TASK REQUIREMENTS: Among the records that follow, find the line with "Recreate this image" and the line with "Chart.register(...registerables);". Set down those lines and all lines between them exactly, without adding anything.

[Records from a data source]
-*-
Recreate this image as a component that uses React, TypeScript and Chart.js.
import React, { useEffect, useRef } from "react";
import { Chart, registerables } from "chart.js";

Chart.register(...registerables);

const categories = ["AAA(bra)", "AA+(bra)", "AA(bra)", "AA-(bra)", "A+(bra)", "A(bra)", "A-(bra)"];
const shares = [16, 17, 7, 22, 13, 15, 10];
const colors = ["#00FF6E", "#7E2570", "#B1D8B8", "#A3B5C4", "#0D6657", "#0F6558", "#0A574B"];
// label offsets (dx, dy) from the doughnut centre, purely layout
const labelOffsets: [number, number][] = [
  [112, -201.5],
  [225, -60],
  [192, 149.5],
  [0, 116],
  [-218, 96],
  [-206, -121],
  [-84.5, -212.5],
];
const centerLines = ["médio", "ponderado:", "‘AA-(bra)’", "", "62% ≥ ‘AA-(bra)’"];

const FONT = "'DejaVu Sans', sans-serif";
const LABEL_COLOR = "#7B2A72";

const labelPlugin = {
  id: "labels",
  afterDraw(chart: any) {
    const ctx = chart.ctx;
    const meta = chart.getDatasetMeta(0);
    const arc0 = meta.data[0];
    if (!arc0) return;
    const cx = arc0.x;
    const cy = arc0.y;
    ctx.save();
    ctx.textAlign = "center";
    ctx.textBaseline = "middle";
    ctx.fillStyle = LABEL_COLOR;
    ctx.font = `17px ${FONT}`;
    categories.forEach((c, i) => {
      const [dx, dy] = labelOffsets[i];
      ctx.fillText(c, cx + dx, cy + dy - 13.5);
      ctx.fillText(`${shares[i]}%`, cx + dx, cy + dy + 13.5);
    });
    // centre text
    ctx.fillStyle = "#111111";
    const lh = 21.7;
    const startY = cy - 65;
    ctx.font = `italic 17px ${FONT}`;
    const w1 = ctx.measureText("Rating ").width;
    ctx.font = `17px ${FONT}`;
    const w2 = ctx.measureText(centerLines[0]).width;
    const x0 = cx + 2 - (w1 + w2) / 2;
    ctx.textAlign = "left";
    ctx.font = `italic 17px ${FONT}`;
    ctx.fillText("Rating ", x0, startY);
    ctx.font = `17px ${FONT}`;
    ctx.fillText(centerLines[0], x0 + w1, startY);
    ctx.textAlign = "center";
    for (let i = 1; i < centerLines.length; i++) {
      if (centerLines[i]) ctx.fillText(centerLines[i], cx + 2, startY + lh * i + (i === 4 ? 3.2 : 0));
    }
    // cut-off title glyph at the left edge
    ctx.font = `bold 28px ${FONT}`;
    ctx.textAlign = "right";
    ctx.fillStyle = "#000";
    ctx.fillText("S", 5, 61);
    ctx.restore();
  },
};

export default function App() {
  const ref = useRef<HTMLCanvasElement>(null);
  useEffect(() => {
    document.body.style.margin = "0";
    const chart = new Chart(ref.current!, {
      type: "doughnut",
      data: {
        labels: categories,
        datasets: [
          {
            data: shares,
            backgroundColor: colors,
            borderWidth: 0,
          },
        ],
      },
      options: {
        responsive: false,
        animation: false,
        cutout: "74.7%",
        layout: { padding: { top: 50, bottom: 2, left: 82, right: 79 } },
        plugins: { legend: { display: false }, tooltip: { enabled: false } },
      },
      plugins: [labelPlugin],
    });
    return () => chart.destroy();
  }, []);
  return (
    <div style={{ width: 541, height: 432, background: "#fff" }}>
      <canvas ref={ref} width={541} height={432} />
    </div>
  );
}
-*-
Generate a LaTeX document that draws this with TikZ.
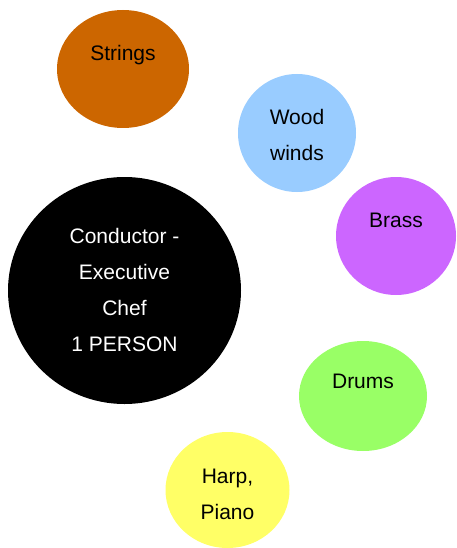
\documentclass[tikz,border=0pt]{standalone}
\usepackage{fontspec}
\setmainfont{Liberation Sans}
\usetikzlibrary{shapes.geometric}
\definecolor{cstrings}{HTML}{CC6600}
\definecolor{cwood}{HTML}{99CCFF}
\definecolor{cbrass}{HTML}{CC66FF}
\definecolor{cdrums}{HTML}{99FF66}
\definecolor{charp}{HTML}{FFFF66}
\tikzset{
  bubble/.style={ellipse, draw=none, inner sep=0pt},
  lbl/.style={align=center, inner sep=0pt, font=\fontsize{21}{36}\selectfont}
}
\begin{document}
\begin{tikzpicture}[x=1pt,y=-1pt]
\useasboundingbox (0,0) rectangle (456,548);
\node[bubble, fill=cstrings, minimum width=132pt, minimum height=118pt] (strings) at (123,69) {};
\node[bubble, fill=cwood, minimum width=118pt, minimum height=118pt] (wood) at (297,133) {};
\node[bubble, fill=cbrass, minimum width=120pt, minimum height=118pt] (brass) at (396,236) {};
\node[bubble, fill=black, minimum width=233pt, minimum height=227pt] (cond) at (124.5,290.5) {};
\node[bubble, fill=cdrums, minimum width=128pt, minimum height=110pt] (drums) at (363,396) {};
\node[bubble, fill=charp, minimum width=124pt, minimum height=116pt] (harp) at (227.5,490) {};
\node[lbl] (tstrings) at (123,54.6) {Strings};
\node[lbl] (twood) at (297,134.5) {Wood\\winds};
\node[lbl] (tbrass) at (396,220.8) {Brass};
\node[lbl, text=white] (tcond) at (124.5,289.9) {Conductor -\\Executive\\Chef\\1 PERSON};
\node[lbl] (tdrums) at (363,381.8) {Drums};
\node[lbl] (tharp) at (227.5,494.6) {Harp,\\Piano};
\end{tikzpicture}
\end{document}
-*-
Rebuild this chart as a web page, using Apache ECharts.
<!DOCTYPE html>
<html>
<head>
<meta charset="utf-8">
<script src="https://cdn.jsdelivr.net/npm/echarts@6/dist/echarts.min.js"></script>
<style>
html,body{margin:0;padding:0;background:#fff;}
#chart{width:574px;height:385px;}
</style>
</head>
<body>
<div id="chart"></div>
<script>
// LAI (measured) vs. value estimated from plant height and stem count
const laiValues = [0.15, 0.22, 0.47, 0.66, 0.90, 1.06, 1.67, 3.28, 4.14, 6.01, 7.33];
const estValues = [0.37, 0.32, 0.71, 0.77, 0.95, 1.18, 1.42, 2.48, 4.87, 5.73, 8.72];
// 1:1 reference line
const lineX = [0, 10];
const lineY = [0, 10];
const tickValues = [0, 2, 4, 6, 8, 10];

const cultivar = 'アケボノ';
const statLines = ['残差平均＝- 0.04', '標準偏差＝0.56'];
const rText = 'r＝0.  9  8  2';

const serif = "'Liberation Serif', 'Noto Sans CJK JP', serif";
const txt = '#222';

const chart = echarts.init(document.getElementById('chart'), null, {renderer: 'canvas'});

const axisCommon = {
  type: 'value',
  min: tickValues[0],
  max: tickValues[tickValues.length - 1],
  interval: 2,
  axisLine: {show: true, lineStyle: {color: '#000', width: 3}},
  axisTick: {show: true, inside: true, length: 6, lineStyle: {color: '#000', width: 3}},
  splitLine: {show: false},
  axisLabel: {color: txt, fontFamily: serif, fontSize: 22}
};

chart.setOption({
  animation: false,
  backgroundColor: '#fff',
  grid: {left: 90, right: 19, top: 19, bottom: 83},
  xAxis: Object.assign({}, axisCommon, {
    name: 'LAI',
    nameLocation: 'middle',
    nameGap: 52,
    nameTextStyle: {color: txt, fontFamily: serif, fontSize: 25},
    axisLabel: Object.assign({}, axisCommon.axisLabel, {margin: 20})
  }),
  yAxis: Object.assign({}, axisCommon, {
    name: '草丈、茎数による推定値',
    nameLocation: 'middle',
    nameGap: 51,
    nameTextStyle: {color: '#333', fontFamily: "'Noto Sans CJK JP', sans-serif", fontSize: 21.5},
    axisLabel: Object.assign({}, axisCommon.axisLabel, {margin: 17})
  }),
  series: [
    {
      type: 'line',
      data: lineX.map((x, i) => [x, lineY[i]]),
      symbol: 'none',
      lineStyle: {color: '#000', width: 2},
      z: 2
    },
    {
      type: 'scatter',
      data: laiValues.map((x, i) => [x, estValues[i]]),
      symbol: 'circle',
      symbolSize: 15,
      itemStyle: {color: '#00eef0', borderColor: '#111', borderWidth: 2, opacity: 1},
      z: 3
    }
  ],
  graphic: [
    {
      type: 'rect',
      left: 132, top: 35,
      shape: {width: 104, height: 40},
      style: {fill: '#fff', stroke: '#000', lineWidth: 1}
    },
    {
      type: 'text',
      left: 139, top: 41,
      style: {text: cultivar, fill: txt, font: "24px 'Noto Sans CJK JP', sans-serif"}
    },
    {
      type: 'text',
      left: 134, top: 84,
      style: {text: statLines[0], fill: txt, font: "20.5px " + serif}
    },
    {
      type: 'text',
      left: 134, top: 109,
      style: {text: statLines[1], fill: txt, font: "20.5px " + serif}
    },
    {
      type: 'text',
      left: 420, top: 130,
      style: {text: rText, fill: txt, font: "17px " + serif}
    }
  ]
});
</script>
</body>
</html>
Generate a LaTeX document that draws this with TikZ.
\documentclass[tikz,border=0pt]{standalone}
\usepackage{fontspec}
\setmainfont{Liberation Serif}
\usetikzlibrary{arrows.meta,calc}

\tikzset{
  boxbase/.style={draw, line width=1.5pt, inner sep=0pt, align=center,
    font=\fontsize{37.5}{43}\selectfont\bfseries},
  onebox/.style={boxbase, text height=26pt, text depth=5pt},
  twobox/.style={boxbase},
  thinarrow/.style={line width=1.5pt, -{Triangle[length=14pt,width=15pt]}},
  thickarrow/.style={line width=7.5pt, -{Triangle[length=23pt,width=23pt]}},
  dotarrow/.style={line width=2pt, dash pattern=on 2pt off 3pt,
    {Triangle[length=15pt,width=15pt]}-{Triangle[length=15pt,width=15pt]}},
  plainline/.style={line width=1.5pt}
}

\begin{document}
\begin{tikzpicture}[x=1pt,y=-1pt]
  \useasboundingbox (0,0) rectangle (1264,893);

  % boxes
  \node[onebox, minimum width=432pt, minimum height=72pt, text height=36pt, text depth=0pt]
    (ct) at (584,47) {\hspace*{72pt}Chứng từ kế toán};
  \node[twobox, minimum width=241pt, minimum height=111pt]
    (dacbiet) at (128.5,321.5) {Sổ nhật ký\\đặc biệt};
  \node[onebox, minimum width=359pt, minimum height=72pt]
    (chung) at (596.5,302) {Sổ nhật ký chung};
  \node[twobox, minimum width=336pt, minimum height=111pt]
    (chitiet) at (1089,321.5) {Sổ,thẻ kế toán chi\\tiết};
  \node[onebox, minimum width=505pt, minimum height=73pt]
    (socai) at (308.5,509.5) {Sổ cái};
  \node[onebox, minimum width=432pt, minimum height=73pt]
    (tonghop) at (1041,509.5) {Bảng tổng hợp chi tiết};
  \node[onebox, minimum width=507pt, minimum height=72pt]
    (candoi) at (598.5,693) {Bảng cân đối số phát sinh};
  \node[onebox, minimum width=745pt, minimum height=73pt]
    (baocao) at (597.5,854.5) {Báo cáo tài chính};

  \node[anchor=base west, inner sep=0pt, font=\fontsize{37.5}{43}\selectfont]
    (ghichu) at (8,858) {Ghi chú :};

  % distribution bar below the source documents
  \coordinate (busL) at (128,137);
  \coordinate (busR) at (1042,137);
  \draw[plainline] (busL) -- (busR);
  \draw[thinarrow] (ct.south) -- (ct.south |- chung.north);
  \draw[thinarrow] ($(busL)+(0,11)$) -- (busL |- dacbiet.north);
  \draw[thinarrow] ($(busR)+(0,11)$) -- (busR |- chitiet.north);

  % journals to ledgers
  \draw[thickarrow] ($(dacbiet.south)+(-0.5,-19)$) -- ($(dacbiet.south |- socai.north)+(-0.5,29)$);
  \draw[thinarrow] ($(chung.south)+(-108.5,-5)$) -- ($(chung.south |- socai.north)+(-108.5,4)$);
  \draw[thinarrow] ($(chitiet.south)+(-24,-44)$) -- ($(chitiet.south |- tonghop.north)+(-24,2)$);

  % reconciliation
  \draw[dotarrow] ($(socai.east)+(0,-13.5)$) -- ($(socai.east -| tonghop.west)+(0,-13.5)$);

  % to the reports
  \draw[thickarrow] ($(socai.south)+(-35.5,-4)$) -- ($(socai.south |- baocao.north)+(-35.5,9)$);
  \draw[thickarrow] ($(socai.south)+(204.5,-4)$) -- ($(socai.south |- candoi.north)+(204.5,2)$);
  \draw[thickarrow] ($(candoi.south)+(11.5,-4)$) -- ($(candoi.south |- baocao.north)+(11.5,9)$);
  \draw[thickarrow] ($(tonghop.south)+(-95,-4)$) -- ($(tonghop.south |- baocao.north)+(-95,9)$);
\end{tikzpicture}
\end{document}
-*-
EXPECTED OUTPUT:
Recreate this image as a component that uses React, TypeScript and Chart.js.
import React, { useEffect, useRef } from "react";
import { Chart, registerables } from "chart.js";

Chart.register(...registerables);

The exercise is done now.